Freedom of speech nearly always trumps freedom of stupidity.
The extension of the most recent Supreme Court case regarding gay marriage when applied to nudist couples clearly shows there is unrestrained freedom of stupidity. On the other hand freedom of speech couched in humorous terms as is most mockery, is the most protected right of heterosexuals. And nobody, gay or straight, wants to be considered stupid. That’s largely because most people don’t consider themselves stupid regardless of how stupid they actually might be.
So unless the Supremes declare that their decision is limited to only the constitutional right of the couple to be married to be their gender choice, they would also have to require that ministers of any and all religions violate their own consciences in order to marry two people who apparently don’t have one themselves.

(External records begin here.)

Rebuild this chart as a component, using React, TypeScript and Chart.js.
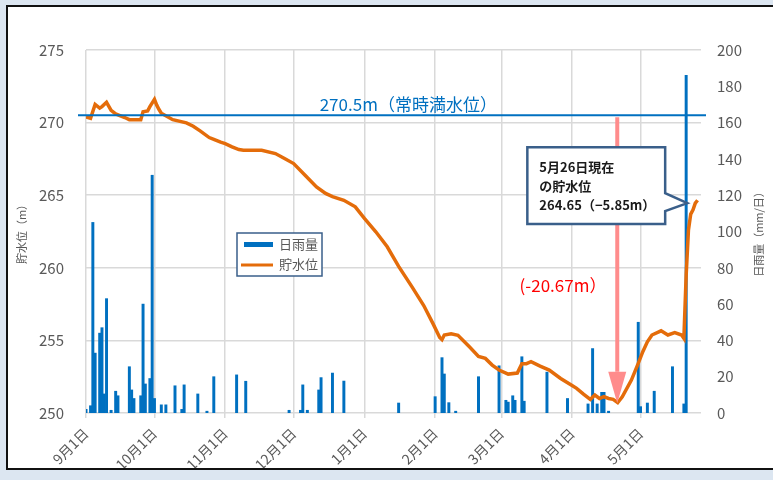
import { useEffect, useRef } from "react";
import { Chart, registerables } from "chart.js";
Chart.register(...registerables);

// Day index: 0 = 9月1日 ... 268 = 5月26日
const monthStartDays = [0, 30, 61, 91, 122, 153, 182, 213, 243];
const monthLabels = ["9月1日", "10月1日", "11月1日", "12月1日", "1月1日", "2月1日", "3月1日", "4月1日", "5月1日"];

const rainDays = [0, 2, 3, 4, 6, 7, 8, 9, 11, 13, 14, 19, 20, 21, 24, 25, 26, 28, 29, 30, 33, 35, 39, 42, 43, 49, 53, 56, 66, 70, 89, 94, 95, 97, 102, 103, 108, 113, 137, 153, 156, 157, 159, 162, 172, 181, 184, 185, 187, 188, 191, 192, 202, 211, 220, 222, 224, 226, 227, 229, 242, 243, 246, 249, 257, 262, 263];
const rainMm = [2, 4, 105, 33, 44, 47, 10.5, 63, 1.5, 12, 9.5, 25.5, 12.7, 8, 9.5, 60, 16, 19, 131, 8, 4.5, 4.5, 15, 2, 15.5, 10.5, 1, 20, 21, 17.5, 1.5, 1.5, 15.5, 1.5, 12.7, 19.5, 22, 17.6, 5.5, 9, 30.5, 21.5, 5.7, 1, 20, 26, 7, 6, 9.5, 7, 31, 6.5, 22.5, 8, 5, 35.5, 5, 11.4, 11.4, 1, 50, 3.5, 5.5, 12, 25.5, 5, 186];

const levelDays = [0, 2, 4, 6, 7, 9, 11, 13, 17, 19, 24, 25, 27, 28, 30, 31, 32, 33, 38, 44, 47, 50, 54, 56, 59, 61, 64, 67, 69, 77, 83, 87, 91, 96, 101, 105, 108, 113, 118, 122, 127, 132, 137, 143, 148, 152, 155, 156, 157, 160, 163, 168, 172, 175, 178, 181, 185, 189, 191, 193, 195, 199, 203, 208, 213, 215, 218, 221, 223, 225, 227, 229, 231, 233, 235, 239, 242, 244, 246, 248, 252, 255, 258, 261, 262, 263, 264, 265, 266, 267, 268];
const levelM = [270.4, 270.3, 271.25, 271.0, 271.1, 271.4, 270.85, 270.6, 270.35, 270.2, 270.2, 270.75, 270.8, 271.1, 271.6, 271.2, 270.9, 270.65, 270.2, 269.98, 269.75, 269.43, 268.97, 268.85, 268.65, 268.55, 268.33, 268.14, 268.1, 268.1, 267.87, 267.53, 267.18, 266.38, 265.57, 265.12, 264.9, 264.65, 264.2, 263.4, 262.48, 261.45, 260.1, 258.65, 257.4, 256.17, 255.2, 255.05, 255.37, 255.45, 255.35, 254.56, 253.9, 253.76, 253.3, 252.96, 252.68, 252.75, 253.4, 253.4, 253.53, 253.23, 252.96, 252.38, 251.9, 251.7, 251.3, 250.94, 251.24, 251.0, 251.12, 251.0, 250.94, 250.71, 251.12, 252.27, 253.42, 254.22, 254.9, 255.37, 255.66, 255.37, 255.53, 255.37, 255.14, 259.5, 262.6, 263.7, 264.0, 264.45, 264.65];

const fullLevel = 270.5;
const fullLevelLabel = "270.5m（常時満水位）";
const dropLabel = "(-20.67m）";
const calloutLines = ["5月26日現在", "の貯水位", "264.65（−5.85m）"];
const legendRain = "日雨量";
const legendLevel = "貯水位";
const leftTitle = "貯水位（m）";
const rightTitle = "日雨量（mm/日）";

const FONT = '"Noto Sans CJK JP", "Noto Sans", sans-serif';
const BLUE = "#0070C0";
const ORANGE = "#E46C0A";
const GREY = "#595959";

const annotPlugin = {
  id: "annot",
  afterDatasetsDraw(chart: any) {
    const { ctx, chartArea: ca, scales } = chart;
    const x = scales.x;
    const y = scales.y;
    ctx.save();

    // full level line
    const yFull = y.getPixelForValue(fullLevel);
    ctx.strokeStyle = BLUE;
    ctx.lineWidth = 2;
    ctx.beginPath();
    ctx.moveTo(ca.left - 8, yFull);
    ctx.lineTo(ca.right + 5, yFull);
    ctx.stroke();
    ctx.fillStyle = BLUE;
    ctx.font = `17px ${FONT}`;
    ctx.textBaseline = "middle";
    ctx.textAlign = "left";
    ctx.fillText(fullLevelLabel, x.getPixelForValue(102.4), yFull - 11);

    // red arrow
    const ax = x.getPixelForValue(232.8);
    const aTop = y.getPixelForValue(270.37);
    const aBase = y.getPixelForValue(252.84);
    const aTip = y.getPixelForValue(250.67);
    ctx.strokeStyle = "#FF8C8C";
    ctx.lineWidth = 4;
    ctx.beginPath();
    ctx.moveTo(ax, aTop);
    ctx.lineTo(ax, aBase);
    ctx.stroke();
    ctx.fillStyle = "#FF8C8C";
    ctx.beginPath();
    ctx.moveTo(ax - 9, aBase);
    ctx.lineTo(ax + 9, aBase);
    ctx.lineTo(ax, aTip);
    ctx.closePath();
    ctx.fill();

    // red text
    ctx.fillStyle = "#FF0000";
    ctx.font = `17px ${FONT}`;
    ctx.fillText(dropLabel, x.getPixelForValue(190), y.getPixelForValue(258.8));

    // callout
    const bl = x.getPixelForValue(193.4);
    const br = x.getPixelForValue(253.8);
    const bt = y.getPixelForValue(268.31);
    const bb = y.getPixelForValue(263.01);
    const tipX = x.getPixelForValue(263.5);
    const tipY = y.getPixelForValue(264.45);
    ctx.beginPath();
    ctx.moveTo(bl, bt);
    ctx.lineTo(br, bt);
    ctx.lineTo(br, tipY - 10);
    ctx.lineTo(tipX, tipY);
    ctx.lineTo(br, tipY + 8);
    ctx.lineTo(br, bb);
    ctx.lineTo(bl, bb);
    ctx.closePath();
    ctx.fillStyle = "#FFFFFF";
    ctx.fill();
    ctx.strokeStyle = "#3A5F8A";
    ctx.lineWidth = 2.5;
    ctx.lineJoin = "miter";
    ctx.stroke();
    ctx.fillStyle = "#1A1A1A";
    ctx.font = `bold 13px ${FONT}`;
    calloutLines.forEach((t, i) => ctx.fillText(t, bl + 12, bt + 20 + i * 19));

    // legend
    const lx = ca.left + 151;
    const ly = ca.top + 183;
    ctx.fillStyle = "#FFFFFF";
    ctx.fillRect(lx, ly, 85, 43);
    ctx.strokeStyle = "#3A5F8A";
    ctx.lineWidth = 1.5;
    ctx.strokeRect(lx, ly, 85, 43);
    ctx.fillStyle = BLUE;
    ctx.fillRect(lx + 7, ly + 9, 29, 5);
    ctx.strokeStyle = ORANGE;
    ctx.lineWidth = 3;
    ctx.beginPath();
    ctx.moveTo(lx + 4, ly + 32);
    ctx.lineTo(lx + 36, ly + 32);
    ctx.stroke();
    ctx.fillStyle = GREY;
    ctx.font = `13px ${FONT}`;
    ctx.fillText(legendRain, lx + 42, ly + 11);
    ctx.fillText(legendLevel, lx + 42, ly + 31);

    // axis titles
    ctx.font = `11px ${FONT}`;
    ctx.fillStyle = GREY;
    ctx.textAlign = "center";
    const cy = (ca.top + ca.bottom) / 2;
    ctx.save();
    ctx.translate(14, cy);
    ctx.rotate(-Math.PI / 2);
    ctx.fillText(leftTitle, 0, 0);
    ctx.restore();
    ctx.save();
    ctx.translate(ca.right + 58, cy);
    ctx.rotate(-Math.PI / 2);
    ctx.fillText(rightTitle, 0, 0);
    ctx.restore();

    ctx.restore();
  },
};

export default function App() {
  const ref = useRef<HTMLCanvasElement>(null);
  useEffect(() => {
    const canvas = ref.current!;
    const chart = new Chart(canvas, {
      type: "bar",
      data: {
        datasets: [
          {
            type: "line",
            label: legendLevel,
            data: levelDays.map((d, i) => ({ x: d, y: levelM[i] })),
            yAxisID: "y",
            borderColor: ORANGE,
            borderWidth: 3.5,
            pointRadius: 0,
            tension: 0,
            order: 0,
          } as any,
          {
            type: "bar",
            label: legendRain,
            data: rainDays.map((d, i) => ({ x: d, y: rainMm[i] })),
            yAxisID: "y1",
            backgroundColor: BLUE,
            barThickness: 2.3,
            order: 1,
          } as any,
        ],
      },
      options: {
        animation: false,
        responsive: false,
        layout: { padding: { top: 43, left: 0, right: 0, bottom: 0 } },
        plugins: { legend: { display: false }, tooltip: { enabled: false } },
        scales: {
          x: {
            type: "linear",
            min: 0,
            max: 269.5,
            offset: false,
            afterBuildTicks: (a: any) => {
              a.ticks = monthStartDays.map((v) => ({ value: v }));
            },
            afterFit: (s: any) => {
              s.height = 55;
            },
            ticks: {
              autoSkip: false,
              minRotation: 45,
              maxRotation: 45,
              padding: 7,
              color: GREY,
              font: { family: FONT, size: 14 },
              callback: (v: any) => {
                const i = monthStartDays.indexOf(Number(v));
                return i >= 0 ? monthLabels[i] : "";
              },
            },
            grid: { color: "#D9D9D9", lineWidth: 1.5, tickLength: 5, drawTicks: true, offset: false },
            border: { display: false },
          },
          y: {
            position: "left",
            min: 250,
            max: 275,
            afterFit: (s: any) => {
              s.width = 78;
            },
            ticks: { stepSize: 5, padding: 22, color: GREY, font: { family: FONT, size: 15 } },
            grid: { color: "#D9D9D9", lineWidth: 1.5, drawTicks: false },
            border: { display: false },
          },
          y1: {
            position: "right",
            min: 0,
            max: 200,
            afterFit: (s: any) => {
              s.width = 72;
            },
            ticks: { stepSize: 20, padding: 16, color: GREY, font: { family: FONT, size: 15 } },
            grid: { display: false, drawTicks: false },
            border: { display: false },
          },
        },
      } as any,
      plugins: [annotPlugin],
    });
    return () => chart.destroy();
  }, []);

  return (
    <div style={{ position: "fixed", left: 0, top: 0, width: 773, height: 480, background: "#DCE6F1", overflow: "hidden" }}>
      <div
        style={{
          position: "absolute",
          left: 6,
          top: 5,
          width: 790,
          height: 461,
          border: "2px solid #111",
          background: "#FFFFFF",
        }}
      >
        <canvas ref={ref} width={765} height={461} style={{ display: "block" }} />
      </div>
    </div>
  );
}
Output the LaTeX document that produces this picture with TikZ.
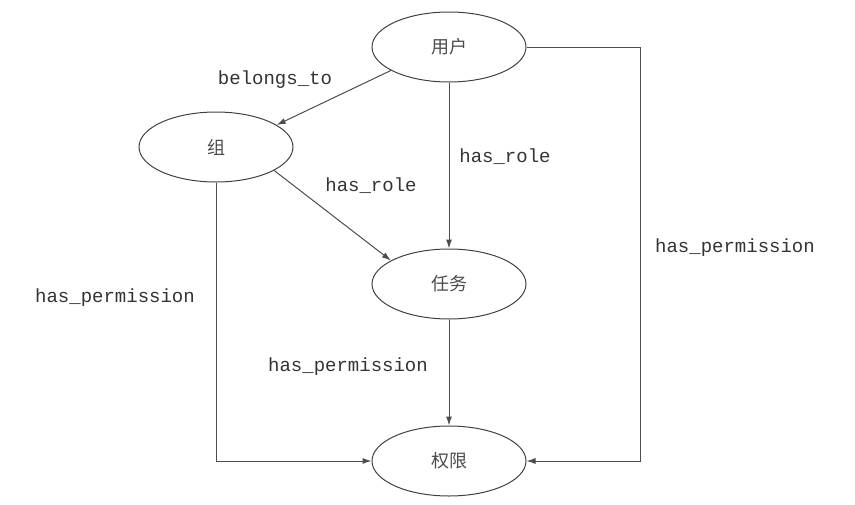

Could two nudist get married? Of course they could. They might not be able today to get married in the church or mosque or synagogue, but if they can get someone who is legally authorized to perform a wedding ceremony while wearing nothing but a clerical collar and is also willing to drive to a nudist camp to perform the ceremony, then we have a pair of happy campers. On the other hand, to demand that the local minister, who is perhaps a gentleman of significant age, will probably be unwilling to become involved in such a wedding if he has to perform the ceremony au naturel.
I’d be interested in seeing exactly how John Roberts plans on phrasing that particular decision forcing this local minister to perform the ceremony bare-assed.
A ludicrous example? Of course it is. That’s the whole point of mockery. We have social media that makes spreading mockery around the world nearly instantaneous. And as the late George Carlin pointed out:
I think it’s the duty of the comedian to find out where the line is drawn and cross it deliberately.
All I could add to Carlin’s gem is the phrase: “Again, and again and again.”
Imagine, for those few truly religious Americans who own and operate bakeries that create wedding cakes, how they might advise potential clients that they function in accord with the Supreme Court’s ruling this way. They might put up a sign in their window that announces something like:
Yes, We Create Wedding Cakes for Perverts
Such a sign would be, to use an old phrase, as “legal as church on Sunday”, no matter how offensive it might be to members of the gay gestapo. But it might also discourage more than a few same-sex couples from seeking to employ that particular baker.
And if those who continually demand “rights” that never existed before become the butt of jokes, or even just generally tasteless comments, well, things are just tough all over. After all, they’re not in college anymore, so they probably can’t claim to be “precious, little snowflakes” anymore, can they?